* **GIVEN TASK**
Pictures in the data below are not part of the copy; transcribe everything else exactly.

* **DATA SEGMENT**
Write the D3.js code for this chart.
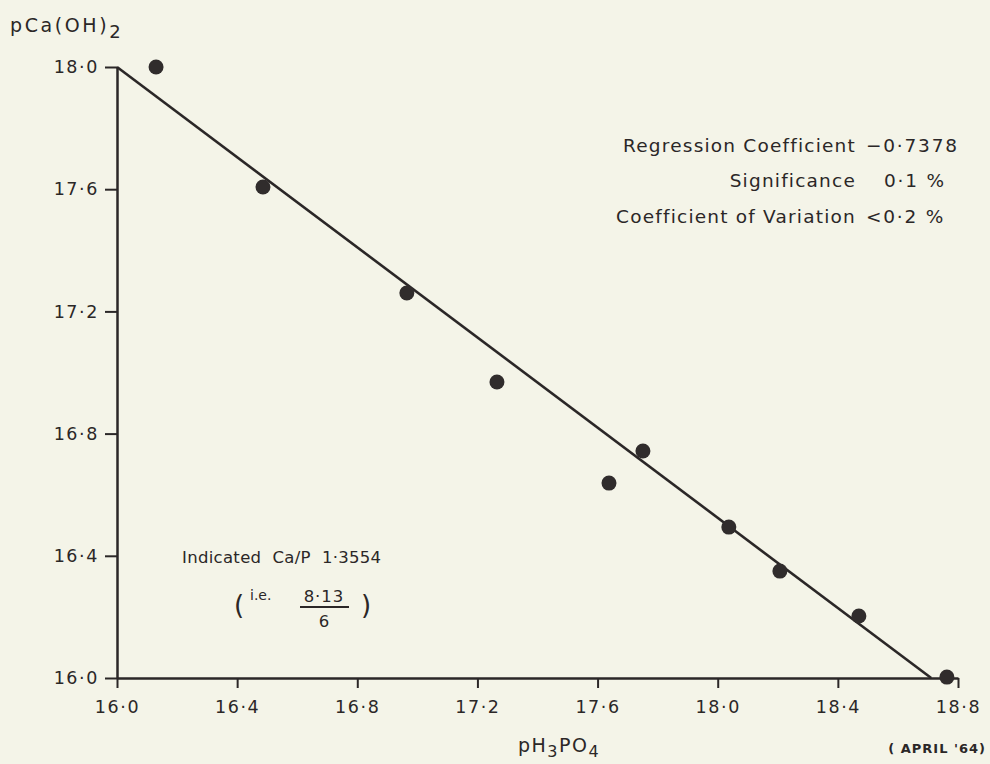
<!DOCTYPE html>
<html>
<head>
<meta charset="utf-8">
<script src="https://cdn.jsdelivr.net/npm/d3@7"></script>
<style>
  body { margin: 0; background: #f4f4e8; }
  svg { display: block; }
  text { font-family: "DejaVu Sans", sans-serif; fill: #2b2727; }
</style>
</head>
<body>
<div id="chart"></div>
<script>
// pH3PO4 (x) against pCa(OH)2 (y)
var pH3PO4 = [16.13, 16.486, 16.965, 17.265, 17.638, 17.751, 18.037, 18.207, 18.47, 18.763];
var pCaOH2 = [18.0, 17.607, 17.26, 16.969, 16.638, 16.743, 16.494, 16.35, 16.203, 16.003];

var xTicks = [16.0, 16.4, 16.8, 17.2, 17.6, 18.0, 18.4, 18.8];
var yTicks = [16.0, 16.4, 16.8, 17.2, 17.6, 18.0];

// fitted line: starts at (16.0, 18.0), runs down to pCa = 16.0
var regressionCoef = -0.7378;
var lineStart = [16.0, 18.0];

var statLabels = ["Regression Coefficient", "Significance", "Coefficient of Variation"];
var statValues = ["\u22120\u00b77378", "0\u00b71 %", "<0\u00b72 %"];

var width = 990, height = 764;
var ink = "#2b2727";

var svg = d3.select("#chart").append("svg")
  .attr("width", width)
  .attr("height", height);

var x = d3.scaleLinear().domain([16.0, 18.8]).range([117, 958]);
var y = d3.scaleLinear().domain([16.0, 18.0]).range([678, 67]);

function dotFmt(d) {
  return d3.format(".1f")(d).replace(".", "\u00b7");
}

// axes
var xAxis = svg.append("g")
  .attr("transform", "translate(0," + y(16.0) + ")")
  .call(d3.axisBottom(x).tickValues(xTicks).tickFormat(dotFmt).tickSize(10).tickPadding(13).tickSizeOuter(0));

var yAxis = svg.append("g")
  .attr("transform", "translate(" + x(16.0) + ",0)")
  .call(d3.axisLeft(y).tickValues(yTicks).tickFormat(dotFmt).tickSize(12).tickPadding(6).tickSizeOuter(0));

[xAxis, yAxis].forEach(function (g) {
  g.select(".domain").attr("stroke", ink).attr("stroke-width", 2.5);
  g.selectAll(".tick line").attr("stroke", ink).attr("stroke-width", 2);
  g.selectAll(".tick text")
    .attr("fill", ink)
    .style("font-size", "17.5px")
    .style("letter-spacing", "1.6px")
    .style("font-family", "'DejaVu Sans', sans-serif");
});

// regression line
var lineEndX = lineStart[0] + (16.0 - lineStart[1]) / regressionCoef;
svg.append("line")
  .attr("x1", x(lineStart[0]))
  .attr("y1", y(lineStart[1]))
  .attr("x2", x(lineEndX))
  .attr("y2", y(16.0))
  .attr("stroke", ink)
  .attr("stroke-width", 2.6);

// points
svg.selectAll("circle.pt")
  .data(pH3PO4)
  .enter()
  .append("circle")
  .attr("class", "pt")
  .attr("cx", function (d) { return x(d); })
  .attr("cy", function (d, i) { return y(pCaOH2[i]); })
  .attr("r", 7.5)
  .attr("fill", "#302c2c");

// axis titles
var yTitle = svg.append("text")
  .attr("x", 10)
  .attr("y", 32)
  .style("font-size", "19px")
  .style("letter-spacing", "2.6px");
yTitle.append("tspan").text("pCa(OH)");
yTitle.append("tspan").attr("dy", 6).style("font-size", "18px").text("2");

var xTitle = svg.append("text")
  .attr("x", 518)
  .attr("y", 752)
  .style("font-size", "19px")
  .style("letter-spacing", "1.5px");
xTitle.append("tspan").text("pH");
xTitle.append("tspan").attr("dy", 5).style("font-size", "16px").text("3");
xTitle.append("tspan").attr("dy", -5).text("PO");
xTitle.append("tspan").attr("dy", 5).style("font-size", "16px").text("4");

svg.append("text")
  .attr("x", 986)
  .attr("y", 753)
  .attr("text-anchor", "end")
  .style("font-size", "13px")
  .style("font-weight", "bold")
  .style("letter-spacing", "1px")
  .text("( APRIL '64)");

// statistics block
var statY = [152, 187, 223];
svg.selectAll("text.statLabel")
  .data(statLabels)
  .enter()
  .append("text")
  .attr("class", "statLabel")
  .attr("x", 856)
  .attr("y", function (d, i) { return statY[i]; })
  .attr("text-anchor", "end")
  .style("font-size", "18.5px")
  .style("letter-spacing", "1.2px")
  .text(function (d) { return d; });

svg.selectAll("text.statValue")
  .data(statValues)
  .enter()
  .append("text")
  .attr("class", "statValue")
  .attr("x", function (d, i) { return i === 1 ? 884 : 866; })
  .attr("y", function (d, i) { return statY[i]; })
  .style("font-size", "18.5px")
  .style("letter-spacing", "1.8px")
  .text(function (d) { return d; });

// Ca/P note
svg.append("text")
  .attr("x", 182)
  .attr("y", 563)
  .style("font-size", "16.5px")
  .style("letter-spacing", "0.3px")
  .attr("xml:space", "preserve")
  .text("Indicated  Ca/P  1\u00b73554");

svg.append("text")
  .attr("x", 234)
  .attr("y", 614)
  .style("font-size", "26px")
  .text("(");
svg.append("text")
  .attr("x", 250)
  .attr("y", 600)
  .style("font-size", "14px")
  .text("i.e.");
svg.append("text")
  .attr("x", 324)
  .attr("y", 602)
  .attr("text-anchor", "middle")
  .style("font-size", "16.5px")
  .style("letter-spacing", "1px")
  .text("8\u00b713");
svg.append("line")
  .attr("x1", 300).attr("x2", 349)
  .attr("y1", 607).attr("y2", 607)
  .attr("stroke", ink)
  .attr("stroke-width", 1.8);
svg.append("text")
  .attr("x", 324)
  .attr("y", 627)
  .attr("text-anchor", "middle")
  .style("font-size", "16.5px")
  .text("6");
svg.append("text")
  .attr("x", 361)
  .attr("y", 614)
  .style("font-size", "26px")
  .text(")");
</script>
</body>
</html>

* **REPLY**
Write the D3.js code for this chart.
<!DOCTYPE html>
<html>
<head>
<meta charset="utf-8">
<script src="https://cdn.jsdelivr.net/npm/d3@7"></script>
<style>
  body { margin: 0; background: #f4f4e8; }
  svg { display: block; }
  text { font-family: "DejaVu Sans", sans-serif; fill: #2b2727; }
</style>
</head>
<body>
<div id="chart"></div>
<script>
// pH3PO4 (x) against pCa(OH)2 (y)
var pH3PO4 = [16.13, 16.486, 16.965, 17.265, 17.638, 17.751, 18.037, 18.207, 18.47, 18.763];
var pCaOH2 = [18.0, 17.607, 17.26, 16.969, 16.638, 16.743, 16.494, 16.35, 16.203, 16.003];

var xTicks = [16.0, 16.4, 16.8, 17.2, 17.6, 18.0, 18.4, 18.8];
var yTicks = [16.0, 16.4, 16.8, 17.2, 17.6, 18.0];

// fitted line: starts at (16.0, 18.0), runs down to pCa = 16.0
var regressionCoef = -0.7378;
var lineStart = [16.0, 18.0];

var statLabels = ["Regression Coefficient", "Significance", "Coefficient of Variation"];
var statValues = ["\u22120\u00b77378", "0\u00b71 %", "<0\u00b72 %"];

var width = 990, height = 764;
var ink = "#2b2727";

var svg = d3.select("#chart").append("svg")
  .attr("width", width)
  .attr("height", height);

var x = d3.scaleLinear().domain([16.0, 18.8]).range([117, 958]);
var y = d3.scaleLinear().domain([16.0, 18.0]).range([678, 67]);

function dotFmt(d) {
  return d3.format(".1f")(d).replace(".", "\u00b7");
}

// axes
var xAxis = svg.append("g")
  .attr("transform", "translate(0," + y(16.0) + ")")
  .call(d3.axisBottom(x).tickValues(xTicks).tickFormat(dotFmt).tickSize(10).tickPadding(13).tickSizeOuter(0));

var yAxis = svg.append("g")
  .attr("transform", "translate(" + x(16.0) + ",0)")
  .call(d3.axisLeft(y).tickValues(yTicks).tickFormat(dotFmt).tickSize(12).tickPadding(6).tickSizeOuter(0));

[xAxis, yAxis].forEach(function (g) {
  g.select(".domain").attr("stroke", ink).attr("stroke-width", 2.5);
  g.selectAll(".tick line").attr("stroke", ink).attr("stroke-width", 2);
  g.selectAll(".tick text")
    .attr("fill", ink)
    .style("font-size", "17.5px")
    .style("letter-spacing", "1.6px")
    .style("font-family", "'DejaVu Sans', sans-serif");
});

// regression line
var lineEndX = lineStart[0] + (16.0 - lineStart[1]) / regressionCoef;
svg.append("line")
  .attr("x1", x(lineStart[0]))
  .attr("y1", y(lineStart[1]))
  .attr("x2", x(lineEndX))
  .attr("y2", y(16.0))
  .attr("stroke", ink)
  .attr("stroke-width", 2.6);

// points
svg.selectAll("circle.pt")
  .data(pH3PO4)
  .enter()
  .append("circle")
  .attr("class", "pt")
  .attr("cx", function (d) { return x(d); })
  .attr("cy", function (d, i) { return y(pCaOH2[i]); })
  .attr("r", 7.5)
  .attr("fill", "#302c2c");

// axis titles
var yTitle = svg.append("text")
  .attr("x", 10)
  .attr("y", 32)
  .style("font-size", "19px")
  .style("letter-spacing", "2.6px");
yTitle.append("tspan").text("pCa(OH)");
yTitle.append("tspan").attr("dy", 6).style("font-size", "18px").text("2");

var xTitle = svg.append("text")
  .attr("x", 518)
  .attr("y", 752)
  .style("font-size", "19px")
  .style("letter-spacing", "1.5px");
xTitle.append("tspan").text("pH");
xTitle.append("tspan").attr("dy", 5).style("font-size", "16px").text("3");
xTitle.append("tspan").attr("dy", -5).text("PO");
xTitle.append("tspan").attr("dy", 5).style("font-size", "16px").text("4");

svg.append("text")
  .attr("x", 986)
  .attr("y", 753)
  .attr("text-anchor", "end")
  .style("font-size", "13px")
  .style("font-weight", "bold")
  .style("letter-spacing", "1px")
  .text("( APRIL '64)");

// statistics block
var statY = [152, 187, 223];
svg.selectAll("text.statLabel")
  .data(statLabels)
  .enter()
  .append("text")
  .attr("class", "statLabel")
  .attr("x", 856)
  .attr("y", function (d, i) { return statY[i]; })
  .attr("text-anchor", "end")
  .style("font-size", "18.5px")
  .style("letter-spacing", "1.2px")
  .text(function (d) { return d; });

svg.selectAll("text.statValue")
  .data(statValues)
  .enter()
  .append("text")
  .attr("class", "statValue")
  .attr("x", function (d, i) { return i === 1 ? 884 : 866; })
  .attr("y", function (d, i) { return statY[i]; })
  .style("font-size", "18.5px")
  .style("letter-spacing", "1.8px")
  .text(function (d) { return d; });

// Ca/P note
svg.append("text")
  .attr("x", 182)
  .attr("y", 563)
  .style("font-size", "16.5px")
  .style("letter-spacing", "0.3px")
  .attr("xml:space", "preserve")
  .text("Indicated  Ca/P  1\u00b73554");

svg.append("text")
  .attr("x", 234)
  .attr("y", 614)
  .style("font-size", "26px")
  .text("(");
svg.append("text")
  .attr("x", 250)
  .attr("y", 600)
  .style("font-size", "14px")
  .text("i.e.");
svg.append("text")
  .attr("x", 324)
  .attr("y", 602)
  .attr("text-anchor", "middle")
  .style("font-size", "16.5px")
  .style("letter-spacing", "1px")
  .text("8\u00b713");
svg.append("line")
  .attr("x1", 300).attr("x2", 349)
  .attr("y1", 607).attr("y2", 607)
  .attr("stroke", ink)
  .attr("stroke-width", 1.8);
svg.append("text")
  .attr("x", 324)
  .attr("y", 627)
  .attr("text-anchor", "middle")
  .style("font-size", "16.5px")
  .text("6");
svg.append("text")
  .attr("x", 361)
  .attr("y", 614)
  .style("font-size", "26px")
  .text(")");
</script>
</body>
</html>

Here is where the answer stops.